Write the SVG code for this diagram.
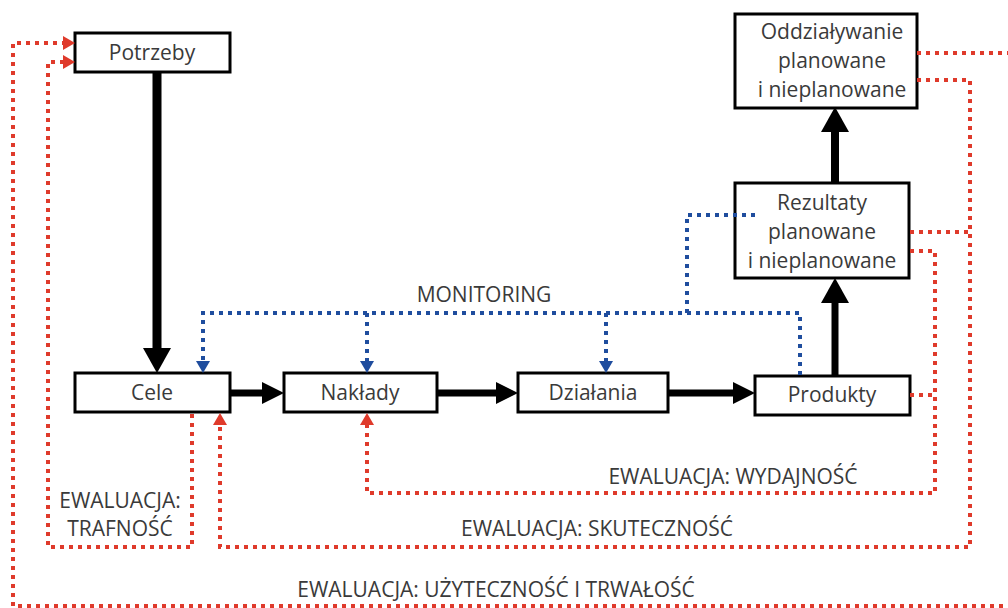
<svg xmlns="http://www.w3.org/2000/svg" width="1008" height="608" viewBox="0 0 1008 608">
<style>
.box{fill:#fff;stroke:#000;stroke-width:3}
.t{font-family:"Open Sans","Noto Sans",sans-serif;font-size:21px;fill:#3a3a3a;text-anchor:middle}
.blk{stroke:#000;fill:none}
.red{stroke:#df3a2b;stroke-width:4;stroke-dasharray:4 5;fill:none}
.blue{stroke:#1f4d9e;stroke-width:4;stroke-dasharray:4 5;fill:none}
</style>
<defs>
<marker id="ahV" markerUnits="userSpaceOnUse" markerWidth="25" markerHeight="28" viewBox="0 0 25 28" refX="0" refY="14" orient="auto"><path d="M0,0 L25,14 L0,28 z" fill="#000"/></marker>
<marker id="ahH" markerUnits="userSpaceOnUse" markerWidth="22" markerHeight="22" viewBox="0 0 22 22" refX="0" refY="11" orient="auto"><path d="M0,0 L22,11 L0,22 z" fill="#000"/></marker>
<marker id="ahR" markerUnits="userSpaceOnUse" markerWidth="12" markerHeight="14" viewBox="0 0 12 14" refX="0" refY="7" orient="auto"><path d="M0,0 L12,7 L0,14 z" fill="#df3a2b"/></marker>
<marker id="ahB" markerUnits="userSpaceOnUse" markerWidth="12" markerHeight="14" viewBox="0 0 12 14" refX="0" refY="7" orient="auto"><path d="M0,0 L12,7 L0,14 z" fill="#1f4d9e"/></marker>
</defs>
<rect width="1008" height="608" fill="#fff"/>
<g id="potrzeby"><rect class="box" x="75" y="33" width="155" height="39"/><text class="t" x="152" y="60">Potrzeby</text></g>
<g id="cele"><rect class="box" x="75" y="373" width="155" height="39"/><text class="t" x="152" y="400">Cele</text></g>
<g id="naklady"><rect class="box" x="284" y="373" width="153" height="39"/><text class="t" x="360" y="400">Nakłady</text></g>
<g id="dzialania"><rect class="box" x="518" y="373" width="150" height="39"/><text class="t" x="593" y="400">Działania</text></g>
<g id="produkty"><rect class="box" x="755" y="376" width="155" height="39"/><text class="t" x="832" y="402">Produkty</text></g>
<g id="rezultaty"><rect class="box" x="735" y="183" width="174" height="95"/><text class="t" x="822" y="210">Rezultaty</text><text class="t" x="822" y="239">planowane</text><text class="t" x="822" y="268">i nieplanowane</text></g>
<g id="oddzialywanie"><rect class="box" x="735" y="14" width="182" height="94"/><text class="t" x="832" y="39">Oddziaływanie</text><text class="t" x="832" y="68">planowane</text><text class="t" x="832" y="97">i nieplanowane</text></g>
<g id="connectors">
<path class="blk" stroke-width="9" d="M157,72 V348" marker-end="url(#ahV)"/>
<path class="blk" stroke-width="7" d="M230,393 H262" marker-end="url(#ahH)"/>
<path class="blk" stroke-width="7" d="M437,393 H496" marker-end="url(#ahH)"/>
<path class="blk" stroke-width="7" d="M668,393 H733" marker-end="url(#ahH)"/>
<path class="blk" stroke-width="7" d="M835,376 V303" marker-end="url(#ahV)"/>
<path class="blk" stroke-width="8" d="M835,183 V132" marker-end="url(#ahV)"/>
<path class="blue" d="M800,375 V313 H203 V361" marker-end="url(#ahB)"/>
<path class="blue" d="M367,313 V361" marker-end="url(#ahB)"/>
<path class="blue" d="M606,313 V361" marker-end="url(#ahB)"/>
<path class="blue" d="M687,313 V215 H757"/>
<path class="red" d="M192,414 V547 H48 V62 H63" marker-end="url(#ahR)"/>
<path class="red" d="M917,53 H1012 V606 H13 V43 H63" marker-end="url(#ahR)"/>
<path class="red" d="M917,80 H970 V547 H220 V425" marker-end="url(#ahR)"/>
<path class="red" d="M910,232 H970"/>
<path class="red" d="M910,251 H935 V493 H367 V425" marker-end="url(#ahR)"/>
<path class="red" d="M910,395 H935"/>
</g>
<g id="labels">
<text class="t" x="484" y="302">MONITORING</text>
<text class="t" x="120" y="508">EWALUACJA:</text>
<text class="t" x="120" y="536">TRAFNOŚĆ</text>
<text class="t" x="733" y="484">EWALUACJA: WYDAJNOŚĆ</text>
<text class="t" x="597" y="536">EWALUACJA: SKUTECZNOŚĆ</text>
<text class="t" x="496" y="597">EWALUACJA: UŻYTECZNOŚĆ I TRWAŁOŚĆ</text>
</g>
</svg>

☆ ☆ ☆ ☆ ☆ ☆ ☆

• [What you need to do]:
Pictures are excluded; copy all other data exactly as shown.

• [Completed task]:
Write the SVG code for this diagram.
<svg xmlns="http://www.w3.org/2000/svg" width="1008" height="608" viewBox="0 0 1008 608">
<style>
.box{fill:#fff;stroke:#000;stroke-width:3}
.t{font-family:"Open Sans","Noto Sans",sans-serif;font-size:21px;fill:#3a3a3a;text-anchor:middle}
.blk{stroke:#000;fill:none}
.red{stroke:#df3a2b;stroke-width:4;stroke-dasharray:4 5;fill:none}
.blue{stroke:#1f4d9e;stroke-width:4;stroke-dasharray:4 5;fill:none}
</style>
<defs>
<marker id="ahV" markerUnits="userSpaceOnUse" markerWidth="25" markerHeight="28" viewBox="0 0 25 28" refX="0" refY="14" orient="auto"><path d="M0,0 L25,14 L0,28 z" fill="#000"/></marker>
<marker id="ahH" markerUnits="userSpaceOnUse" markerWidth="22" markerHeight="22" viewBox="0 0 22 22" refX="0" refY="11" orient="auto"><path d="M0,0 L22,11 L0,22 z" fill="#000"/></marker>
<marker id="ahR" markerUnits="userSpaceOnUse" markerWidth="12" markerHeight="14" viewBox="0 0 12 14" refX="0" refY="7" orient="auto"><path d="M0,0 L12,7 L0,14 z" fill="#df3a2b"/></marker>
<marker id="ahB" markerUnits="userSpaceOnUse" markerWidth="12" markerHeight="14" viewBox="0 0 12 14" refX="0" refY="7" orient="auto"><path d="M0,0 L12,7 L0,14 z" fill="#1f4d9e"/></marker>
</defs>
<rect width="1008" height="608" fill="#fff"/>
<g id="potrzeby"><rect class="box" x="75" y="33" width="155" height="39"/><text class="t" x="152" y="60">Potrzeby</text></g>
<g id="cele"><rect class="box" x="75" y="373" width="155" height="39"/><text class="t" x="152" y="400">Cele</text></g>
<g id="naklady"><rect class="box" x="284" y="373" width="153" height="39"/><text class="t" x="360" y="400">Nakłady</text></g>
<g id="dzialania"><rect class="box" x="518" y="373" width="150" height="39"/><text class="t" x="593" y="400">Działania</text></g>
<g id="produkty"><rect class="box" x="755" y="376" width="155" height="39"/><text class="t" x="832" y="402">Produkty</text></g>
<g id="rezultaty"><rect class="box" x="735" y="183" width="174" height="95"/><text class="t" x="822" y="210">Rezultaty</text><text class="t" x="822" y="239">planowane</text><text class="t" x="822" y="268">i nieplanowane</text></g>
<g id="oddzialywanie"><rect class="box" x="735" y="14" width="182" height="94"/><text class="t" x="832" y="39">Oddziaływanie</text><text class="t" x="832" y="68">planowane</text><text class="t" x="832" y="97">i nieplanowane</text></g>
<g id="connectors">
<path class="blk" stroke-width="9" d="M157,72 V348" marker-end="url(#ahV)"/>
<path class="blk" stroke-width="7" d="M230,393 H262" marker-end="url(#ahH)"/>
<path class="blk" stroke-width="7" d="M437,393 H496" marker-end="url(#ahH)"/>
<path class="blk" stroke-width="7" d="M668,393 H733" marker-end="url(#ahH)"/>
<path class="blk" stroke-width="7" d="M835,376 V303" marker-end="url(#ahV)"/>
<path class="blk" stroke-width="8" d="M835,183 V132" marker-end="url(#ahV)"/>
<path class="blue" d="M800,375 V313 H203 V361" marker-end="url(#ahB)"/>
<path class="blue" d="M367,313 V361" marker-end="url(#ahB)"/>
<path class="blue" d="M606,313 V361" marker-end="url(#ahB)"/>
<path class="blue" d="M687,313 V215 H757"/>
<path class="red" d="M192,414 V547 H48 V62 H63" marker-end="url(#ahR)"/>
<path class="red" d="M917,53 H1012 V606 H13 V43 H63" marker-end="url(#ahR)"/>
<path class="red" d="M917,80 H970 V547 H220 V425" marker-end="url(#ahR)"/>
<path class="red" d="M910,232 H970"/>
<path class="red" d="M910,251 H935 V493 H367 V425" marker-end="url(#ahR)"/>
<path class="red" d="M910,395 H935"/>
</g>
<g id="labels">
<text class="t" x="484" y="302">MONITORING</text>
<text class="t" x="120" y="508">EWALUACJA:</text>
<text class="t" x="120" y="536">TRAFNOŚĆ</text>
<text class="t" x="733" y="484">EWALUACJA: WYDAJNOŚĆ</text>
<text class="t" x="597" y="536">EWALUACJA: SKUTECZNOŚĆ</text>
<text class="t" x="496" y="597">EWALUACJA: UŻYTECZNOŚĆ I TRWAŁOŚĆ</text>
</g>
</svg>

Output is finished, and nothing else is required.